While the voters are becoming increasingly disappointed with the socialist candidate’s low key approach, the voting swing is not benefitting Sarkozy, rather it seems to be helping Mélenchon, who is dramatically outspoken, with his call on posters throughout Paris: “Take the power.”
To counteract the rise in Mélenchon’s image and standing with voters, Hollande is calling for “a realistic vote” in the first round.
Sarkozy is also worried about abstentions, “the true risk,” according to newspaper Le Parisien. The daily paper asks: “Is there any hiding vote for Sarkozy?” among the abstentions, but after consideration backed up with some voting calculations the paper gave a negative conclusion.
In reality it is the relative weakness of Mélenchon and Eva Joly of the Green Party, that will benefit the Socialist camp in the second round. Le Pen, to whom Sarkozy’s right-wing offensive caused considerable damage, will not tell her supporters whom to vote for. In the second round of voting, most likely on May 6, at most, only 50% of her votes will go to the UMP candidate, whereas it is likely that nearly 80% of “the Left of the Left” (the Left Front and other small left-wing parties) will go to Hollande.
For those who do not believe in opinion polls and to reduce the statistical margin of error, Le Parisien asked the BVA Institute to conduct a survey of 2,807 people, three times more than the number used in a classic voter poll. The conclusion from this larger slice of opinion is striking: “A Wall stands in front of the outgoing president. He would in fact be beaten by François Hollande on May 6,” the poll concludes, predicting that Sarkozy would receive 44% of votes and Hollande 56%.
“This is due to the nearly perfect transfer of votes, which benefits Hollande,” explained Gaël Sliman, director of the BVA opinion polls.
Indeed, it is now a year since the opinion polls predicted Sarkozy’s loss. Although the gap did get smaller at one point, it is now getting wider.
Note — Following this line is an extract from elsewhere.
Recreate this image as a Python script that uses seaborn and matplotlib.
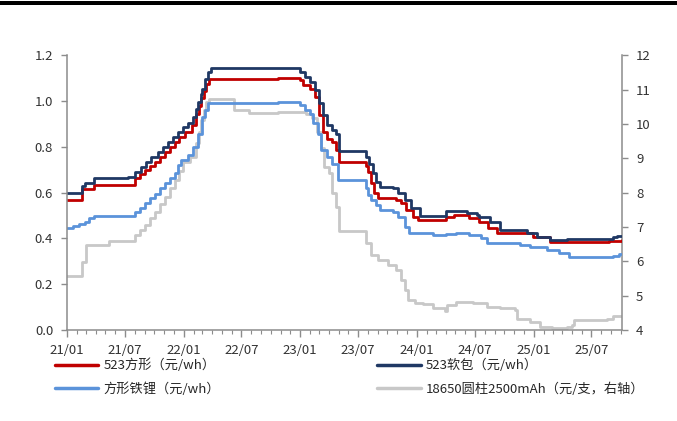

Sarkozy was betting on a swift campaign to reverse this trend but now finds himself neck and neck with Hollande in the race for the first round.
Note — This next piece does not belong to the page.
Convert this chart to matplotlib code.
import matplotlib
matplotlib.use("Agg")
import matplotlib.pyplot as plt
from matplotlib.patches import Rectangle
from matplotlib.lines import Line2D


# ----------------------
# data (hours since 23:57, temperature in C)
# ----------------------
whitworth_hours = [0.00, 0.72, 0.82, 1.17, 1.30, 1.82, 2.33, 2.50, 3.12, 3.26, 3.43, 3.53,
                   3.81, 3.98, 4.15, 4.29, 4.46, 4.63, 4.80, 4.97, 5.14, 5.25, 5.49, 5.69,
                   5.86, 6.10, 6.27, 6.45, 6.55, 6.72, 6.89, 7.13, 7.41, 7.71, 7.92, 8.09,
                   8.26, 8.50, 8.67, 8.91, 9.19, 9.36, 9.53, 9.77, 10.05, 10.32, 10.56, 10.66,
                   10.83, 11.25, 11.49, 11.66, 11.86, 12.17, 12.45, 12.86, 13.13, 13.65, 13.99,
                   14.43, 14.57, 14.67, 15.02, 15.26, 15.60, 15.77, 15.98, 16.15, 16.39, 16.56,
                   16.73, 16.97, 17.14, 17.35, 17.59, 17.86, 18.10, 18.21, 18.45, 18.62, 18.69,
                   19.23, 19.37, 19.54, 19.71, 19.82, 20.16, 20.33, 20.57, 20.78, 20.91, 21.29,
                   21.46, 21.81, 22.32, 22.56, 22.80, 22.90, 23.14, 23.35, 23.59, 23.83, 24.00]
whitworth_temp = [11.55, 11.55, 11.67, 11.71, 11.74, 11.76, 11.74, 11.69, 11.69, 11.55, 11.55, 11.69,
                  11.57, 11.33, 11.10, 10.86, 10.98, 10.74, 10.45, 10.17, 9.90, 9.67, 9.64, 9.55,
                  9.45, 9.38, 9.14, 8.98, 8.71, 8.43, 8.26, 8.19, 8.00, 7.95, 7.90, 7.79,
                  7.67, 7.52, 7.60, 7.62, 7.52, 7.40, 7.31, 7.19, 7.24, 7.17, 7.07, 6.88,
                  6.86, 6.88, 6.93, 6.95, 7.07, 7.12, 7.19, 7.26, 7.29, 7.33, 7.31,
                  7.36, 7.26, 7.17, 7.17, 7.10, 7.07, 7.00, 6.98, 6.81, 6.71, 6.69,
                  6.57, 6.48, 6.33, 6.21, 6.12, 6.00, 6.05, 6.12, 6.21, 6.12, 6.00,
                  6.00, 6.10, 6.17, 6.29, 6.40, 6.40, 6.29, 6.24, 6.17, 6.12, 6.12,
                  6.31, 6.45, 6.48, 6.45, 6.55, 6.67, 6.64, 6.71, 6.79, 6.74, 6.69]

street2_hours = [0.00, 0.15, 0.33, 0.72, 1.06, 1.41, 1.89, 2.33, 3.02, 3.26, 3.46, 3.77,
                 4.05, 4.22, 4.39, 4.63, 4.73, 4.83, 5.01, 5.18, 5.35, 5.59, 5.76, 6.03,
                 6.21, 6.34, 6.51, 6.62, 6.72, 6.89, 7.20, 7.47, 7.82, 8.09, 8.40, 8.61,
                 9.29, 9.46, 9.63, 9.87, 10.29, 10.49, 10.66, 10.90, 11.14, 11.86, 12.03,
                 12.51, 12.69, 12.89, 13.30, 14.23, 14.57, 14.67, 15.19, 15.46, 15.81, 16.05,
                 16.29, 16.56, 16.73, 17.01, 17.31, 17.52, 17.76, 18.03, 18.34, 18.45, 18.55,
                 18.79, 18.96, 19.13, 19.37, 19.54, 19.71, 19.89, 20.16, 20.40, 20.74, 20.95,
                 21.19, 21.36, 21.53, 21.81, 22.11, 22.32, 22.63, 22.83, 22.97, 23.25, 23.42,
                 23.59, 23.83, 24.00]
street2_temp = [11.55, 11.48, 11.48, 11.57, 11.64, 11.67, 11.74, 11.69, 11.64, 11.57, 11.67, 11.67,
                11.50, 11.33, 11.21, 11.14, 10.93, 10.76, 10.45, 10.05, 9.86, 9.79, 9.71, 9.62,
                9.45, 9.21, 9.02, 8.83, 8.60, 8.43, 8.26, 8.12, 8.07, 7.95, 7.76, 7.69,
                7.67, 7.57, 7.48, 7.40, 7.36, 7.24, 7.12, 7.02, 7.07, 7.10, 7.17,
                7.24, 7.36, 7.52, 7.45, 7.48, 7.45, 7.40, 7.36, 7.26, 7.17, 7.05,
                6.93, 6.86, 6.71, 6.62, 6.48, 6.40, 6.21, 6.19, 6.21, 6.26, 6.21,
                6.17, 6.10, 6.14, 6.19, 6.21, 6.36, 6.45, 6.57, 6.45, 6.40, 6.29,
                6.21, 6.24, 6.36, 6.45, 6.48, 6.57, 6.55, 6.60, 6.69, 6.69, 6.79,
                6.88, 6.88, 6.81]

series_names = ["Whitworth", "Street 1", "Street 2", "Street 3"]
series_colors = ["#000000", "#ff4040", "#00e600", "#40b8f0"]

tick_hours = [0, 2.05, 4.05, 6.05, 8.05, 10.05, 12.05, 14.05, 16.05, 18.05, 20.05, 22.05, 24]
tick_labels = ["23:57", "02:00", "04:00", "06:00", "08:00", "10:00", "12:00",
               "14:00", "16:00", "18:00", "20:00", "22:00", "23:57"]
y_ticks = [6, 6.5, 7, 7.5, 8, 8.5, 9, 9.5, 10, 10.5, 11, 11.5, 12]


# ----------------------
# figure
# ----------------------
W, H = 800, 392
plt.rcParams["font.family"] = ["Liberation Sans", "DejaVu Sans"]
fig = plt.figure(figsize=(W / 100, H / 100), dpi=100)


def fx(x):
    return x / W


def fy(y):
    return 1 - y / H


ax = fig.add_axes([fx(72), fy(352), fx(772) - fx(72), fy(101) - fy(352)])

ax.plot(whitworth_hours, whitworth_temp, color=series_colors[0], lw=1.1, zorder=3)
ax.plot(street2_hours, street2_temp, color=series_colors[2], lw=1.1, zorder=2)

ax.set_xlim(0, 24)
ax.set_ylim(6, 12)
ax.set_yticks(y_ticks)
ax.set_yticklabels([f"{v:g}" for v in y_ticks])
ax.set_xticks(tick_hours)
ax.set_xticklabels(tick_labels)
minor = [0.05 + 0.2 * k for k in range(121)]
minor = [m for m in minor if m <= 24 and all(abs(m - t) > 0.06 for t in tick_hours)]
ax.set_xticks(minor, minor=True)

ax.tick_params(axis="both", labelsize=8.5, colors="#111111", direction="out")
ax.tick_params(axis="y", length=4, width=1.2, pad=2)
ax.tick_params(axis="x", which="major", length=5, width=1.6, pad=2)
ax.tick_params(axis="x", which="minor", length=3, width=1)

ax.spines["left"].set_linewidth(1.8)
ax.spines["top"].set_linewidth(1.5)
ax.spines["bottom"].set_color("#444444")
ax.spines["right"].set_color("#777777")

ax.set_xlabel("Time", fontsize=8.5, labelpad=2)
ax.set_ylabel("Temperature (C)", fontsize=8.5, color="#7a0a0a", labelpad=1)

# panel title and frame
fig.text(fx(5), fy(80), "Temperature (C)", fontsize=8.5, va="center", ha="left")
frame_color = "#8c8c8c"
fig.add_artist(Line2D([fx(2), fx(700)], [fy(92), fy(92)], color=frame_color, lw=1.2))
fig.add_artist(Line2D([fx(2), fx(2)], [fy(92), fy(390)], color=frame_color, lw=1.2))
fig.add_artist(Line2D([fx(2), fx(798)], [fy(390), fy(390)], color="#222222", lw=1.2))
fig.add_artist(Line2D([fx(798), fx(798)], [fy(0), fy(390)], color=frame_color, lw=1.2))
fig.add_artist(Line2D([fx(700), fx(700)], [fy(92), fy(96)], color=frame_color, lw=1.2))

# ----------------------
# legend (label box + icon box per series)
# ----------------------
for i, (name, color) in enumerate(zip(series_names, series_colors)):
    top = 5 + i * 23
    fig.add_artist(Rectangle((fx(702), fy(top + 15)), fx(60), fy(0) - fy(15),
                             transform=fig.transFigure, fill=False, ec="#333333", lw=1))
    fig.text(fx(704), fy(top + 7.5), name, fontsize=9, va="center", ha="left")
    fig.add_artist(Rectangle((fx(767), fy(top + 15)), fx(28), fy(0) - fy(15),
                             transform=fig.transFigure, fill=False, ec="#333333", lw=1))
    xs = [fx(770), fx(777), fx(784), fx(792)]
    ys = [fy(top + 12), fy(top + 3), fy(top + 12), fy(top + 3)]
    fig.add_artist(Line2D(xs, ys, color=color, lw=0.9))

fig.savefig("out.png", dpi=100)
However, the slight fall for Hollande, which benefits Mélenchon in the first round will make this adversary of the first round a back up reinforcement in the second.
Even if a solid number of voters are transferred to Sarkozy, this would not necessarily insure his reelection, but should it happen against all odds, it would be a staggering defeat for the pollsters.
Trying desperately to bring back to her camp the 2007 voters, Nathalie Koscisuco-Morizet, Sarkozy’s spokeswoman, called dramatically for a mega-meeting at Place de la Concorde in Paris yesterday, expecting thousands of supporters belonging to the “silent majority” to stand up and say “no to the media system.”
According to Sarkozy’s supporters, Hollande, who at the same time held his own huge gathering in front of the Chateau de Vincennes near Paris, “is campaigning like it was an anti-Sarkozy referendum.” Is this an exaggeration? Not at all, says the president.
“We cannot keep silent on everything, crisis and security,” Sarkozy said in an interview with the candidates last week. “It is my duty as president to tell the truth... I have a different point of view from the ‘Financial Times,’ the Anglo-Saxon thinking of no economical barrier... You want the Left? You will have Greece and Spain.”
The president’s final meeting, held in the mythical La Concorde, close to his residence at the Elysee Palace and under the famous Obelisque, and where the most tragic events in France’s history occured and where general Charles De Gaulle used to give his unforgettable speeches.
Sarkozy referred to De Gaulle and other French historical figures in his speech, such as Victor Hugo, Emile Zola and Napoleon Bonaparte in an effort to summon “the people of France.” He called to the crowd: “Hear me! Frenchwomen and frenchmen, help me! Viva la France! Viva la Republique!”